“The business of business is business,” or so skeptics of the notion that corporations can or should be a force for good in society often maintain. While a narrow focus on short-term profit maximization seems increasingly outdated, this adage still holds a powerful critique of traditional corporate philanthropy and particularly of Corporate Social Responsibility (CSR). Indeed, instead of symbolic side-activities corporations can do both themselves and society a favor by making peace and virtue an integral part of their corporate strategy, because doing so is actually good for business. Corporations and countries that embark on such a strategy have indeed enjoyed sustainable growth rates while benefitting their communities.
A traditional CSR approach suffers from at least two critical flaws. To begin with, examples abound of companies that have used symbolic community activities to gloss over the harmful effects on society and the environment of their core business activities. Secondly, there is something rather frivolous on the part of executives using shareholders’ money to fund their own pet projects which do not actually make their firms more profitable. To put it more bluntly, if CEOs believe so fervently in their CSR activities they should put their own money behind these initiatives instead of their owners’ assets. As expected, The Economist has delivered a powerful critique of such misguided corporate do-goodery.

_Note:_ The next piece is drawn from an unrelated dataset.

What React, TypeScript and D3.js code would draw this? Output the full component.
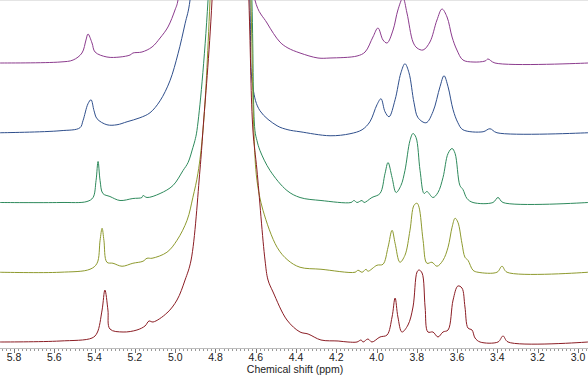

At the same time, cynics are wrong to suggest that firms should be oblivious to their effects on society. Instead, modern executives should realize that creating societal benefits is a powerful way to create economic value for their firms. By thinking about the environment they can save money by reducing energy and transportation costs and by making products that are actually good for their customers they are more likely to benefit from their loyalty. Indeed, Harvard Business School Professor Michael Porter argues that doing good is crucial to creating long-term competitive advantage by creating “shared value”.
A number of firms have shown that pursing such a strategy can indeed be highly lucrative. Unilever have managed to engage underprivileged female entrepreneurs to increase sales in India and GE makes $18 billion annually by creating environmentally friendly products. Even the perennial corporate villain Walmart has managed to reduce wasteful packaging as a way to cut costs.
In fact, entire countries have used this strategy to create both competitive industries and better lives for their citizens. Sweden has debunked the myth that lowering carbon emissions is a drag on economic growth by combing reduced emissions with innovation and economic dynamism. As seen below, Gross National Product (GNP) has increased considerably while carbon emissions have gone the other way.
Environmentally friendly technologies are now a buoyant new export sector that is promoted by both the private and public sectors.
From Walmart to Sweden, benefiting society is therefore a vital source of competitive advantage in a globalized economy, and another good reason to be peaceful.